Hmm, one of your primary concerns, with using IPv6, is using public IPs internally?

If so, private IPv4 IPs behind a NAT device, does add Security through Obscurity, but that's generally considered a weak security approach.  Also NAT, or more precisely the more often used PAT, brings it's own issues.

Also consider, IPv4's common usage of NAT, evolved more, I believe, as a method to slow IPv4 address space exhaustion, I suspect, initially, IPv4 designers expected hosts connected to the Internet would all have public IPs.  Otherwise, doesn't really make any sense to provide anyone a public Class A address block.

Ramblin Tech
Spotlight
Spotlight

Enterprises will migrate to IPv6 when the cost-benefit of using it is greater than that of IPv4. That is, when it is seen as more cost-effective to obtain or deliver some service over IPv6 than IPv4. Right now, it is hard to see what that IPv6 service driver will be for enterprises, as long as IPv4 is cost-effective. If ever ISPs started charging more for IPv4 connectivity than IPv6 (due to IPv4 exhaust), that might start the migration (assuming all Internet resources were equally accessible via IPv6).

SPs & web-scalers, OTOH, are already seeing some use-cases where it makes business sense to implement as IPv6. For example, some 5G mobility SPs have implemented IPv6 as the only transport for user & control traffic in their backhaul networks, with no IPv4 addressing of 5G components.
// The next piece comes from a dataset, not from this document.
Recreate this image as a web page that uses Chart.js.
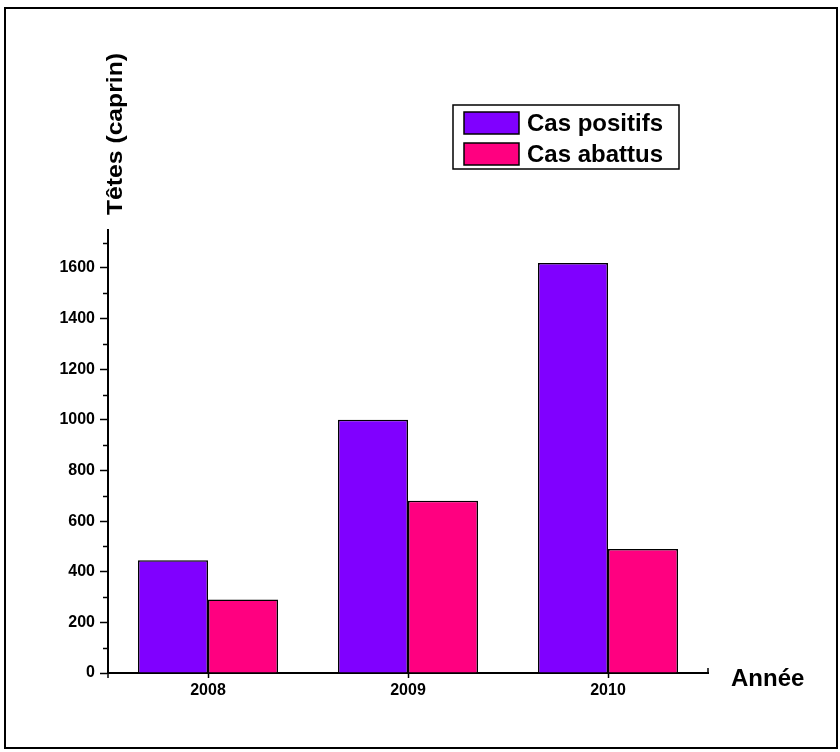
<!DOCTYPE html>
<html>
<head>
<meta charset="utf-8">
<title>Têtes (caprin)</title>
<script src="https://cdn.jsdelivr.net/npm/chart.js@4.4.1/dist/chart.umd.min.js"></script>
<style>
  html, body { margin: 0; padding: 0; background: #fff; }
  #wrap { width: 840px; height: 752px; }
</style>
</head>
<body>
<div id="wrap"><canvas id="barChart" width="840" height="752"></canvas></div>
<script>
var annees = ['2008', '2009', '2010'];
var casPositifs = [445, 1000, 1620];
var casAbattus = [290, 680, 490];
var yMin = 0, yMax = 1750, yPas = 100;

var POLICE = '"Liberation Sans", Arial, sans-serif';

// cadre, titres des axes, légende et petites graduations
var habillage = {
  id: 'habillage',
  afterDraw: function(chart) {
    var ctx = chart.ctx;
    var y = chart.scales.y, x = chart.scales.x;
    ctx.save();

    // cadre extérieur
    ctx.strokeStyle = '#000';
    ctx.lineWidth = 2;
    ctx.strokeRect(5, 8, 832, 740);

    // graduations mineures (valeurs impaires en centaines)
    ctx.lineWidth = 1.5;
    for (var v = yPas; v < yMax; v += 200) {
      var py = Math.round(y.getPixelForValue(v)) + 0.5;
      ctx.beginPath();
      ctx.moveTo(y.right - 5, py);
      ctx.lineTo(y.right, py);
      ctx.stroke();
    }
    // petits bouts d'axe aux extrémités
    ctx.beginPath();
    ctx.moveTo(x.left, x.top);
    ctx.lineTo(x.left, x.top + 5);
    ctx.moveTo(x.right, x.top);
    ctx.lineTo(x.right, x.top - 5);
    ctx.stroke();

    // titre de l'axe Y, au-dessus de l'axe
    ctx.fillStyle = '#000';
    ctx.font = 'bold 22px ' + POLICE;
    var titreY = 'Têtes (caprin)';
    var w = ctx.measureText(titreY).width;
    ctx.translate(116, 134);
    ctx.rotate(-Math.PI / 2);
    ctx.scale(162 / w, 1);
    ctx.textAlign = 'center';
    ctx.textBaseline = 'middle';
    ctx.fillText(titreY, 0, 0);
    ctx.setTransform(1, 0, 0, 1, 0, 0);

    // titre de l'axe X
    ctx.font = 'bold 24px ' + POLICE;
    ctx.textAlign = 'left';
    ctx.textBaseline = 'middle';
    ctx.fillText('Année', 731, 679);

    // légende
    ctx.strokeStyle = '#000';
    ctx.lineWidth = 1.5;
    ctx.strokeRect(453, 105, 226, 64);
    ctx.font = 'bold 24px ' + POLICE;
    chart.data.datasets.forEach(function(ds, i) {
      var top = 112 + i * 31;
      ctx.fillStyle = ds.backgroundColor;
      ctx.fillRect(464, top, 55, 22);
      ctx.strokeRect(464, top, 55, 22);
      ctx.fillStyle = '#000';
      ctx.fillText(ds.label, 527, top + 12);
    });

    ctx.restore();
  }
};

var ctx = document.getElementById('barChart');

var myChart = new Chart(ctx, {
  type: 'bar',
  data: {
    labels: annees,
    datasets: [{
      label: 'Cas positifs',
      data: casPositifs,
      backgroundColor: '#8000FF',
      borderColor: '#000',
      borderWidth: 1.5,
      categoryPercentage: 0.7,
      barPercentage: 1.0
    }, {
      label: 'Cas abattus',
      data: casAbattus,
      backgroundColor: '#FF0080',
      borderColor: '#000',
      borderWidth: 1.5,
      categoryPercentage: 0.7,
      barPercentage: 1.0
    }]
  },
  options: {
    responsive: false,
    animation: false,
    layout: { padding: { top: 230, right: 132, left: 0, bottom: 0 } },
    plugins: {
      legend: { display: false },
      tooltip: { enabled: false }
    },
    scales: {
      x: {
        afterFit: function(scale) { scale.height = 79; },
        grid: {
          offset: false,
          drawOnChartArea: false,
          tickLength: 5,
          tickColor: '#000',
          tickWidth: 1.5
        },
        border: { color: '#000', width: 2 },
        ticks: {
          color: '#000',
          padding: 3,
          font: { family: POLICE, size: 16, weight: 'bold' }
        }
      },
      y: {
        min: yMin,
        max: yMax,
        afterFit: function(scale) { scale.width = 108; },
        grid: {
          drawOnChartArea: false,
          tickLength: 8,
          tickWidth: 1.5,
          tickColor: function(c) {
            return (c.tick && c.tick.value % 200 === 0) ? '#000' : 'rgba(0,0,0,0)';
          }
        },
        border: { color: '#000', width: 2 },
        ticks: {
          stepSize: yPas,
          color: '#000',
          padding: 5,
          font: { family: POLICE, size: 16, weight: 'bold' },
          callback: function(value) {
            return value % 200 === 0 ? value : '';
          }
        }
      }
    }
  },
  plugins: [habillage]
});
</script>
</body>
</html>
The backhaul GTP tunnels (think of GTP as GRE for mobility) having IPv6 headers, but encapsulating the end-users' IPv4/v6 traffic. It is possible in the future that SRv6 might entirely replace GTP in mobility networks, as SRv6 is seen by some operators as having great SDN traffic-engineering potential (and having advantages over IPv4 SR-MPLS). SRv6 might be a driver for IPv6 adoption in the future for both SPs and enterprises. Maybe.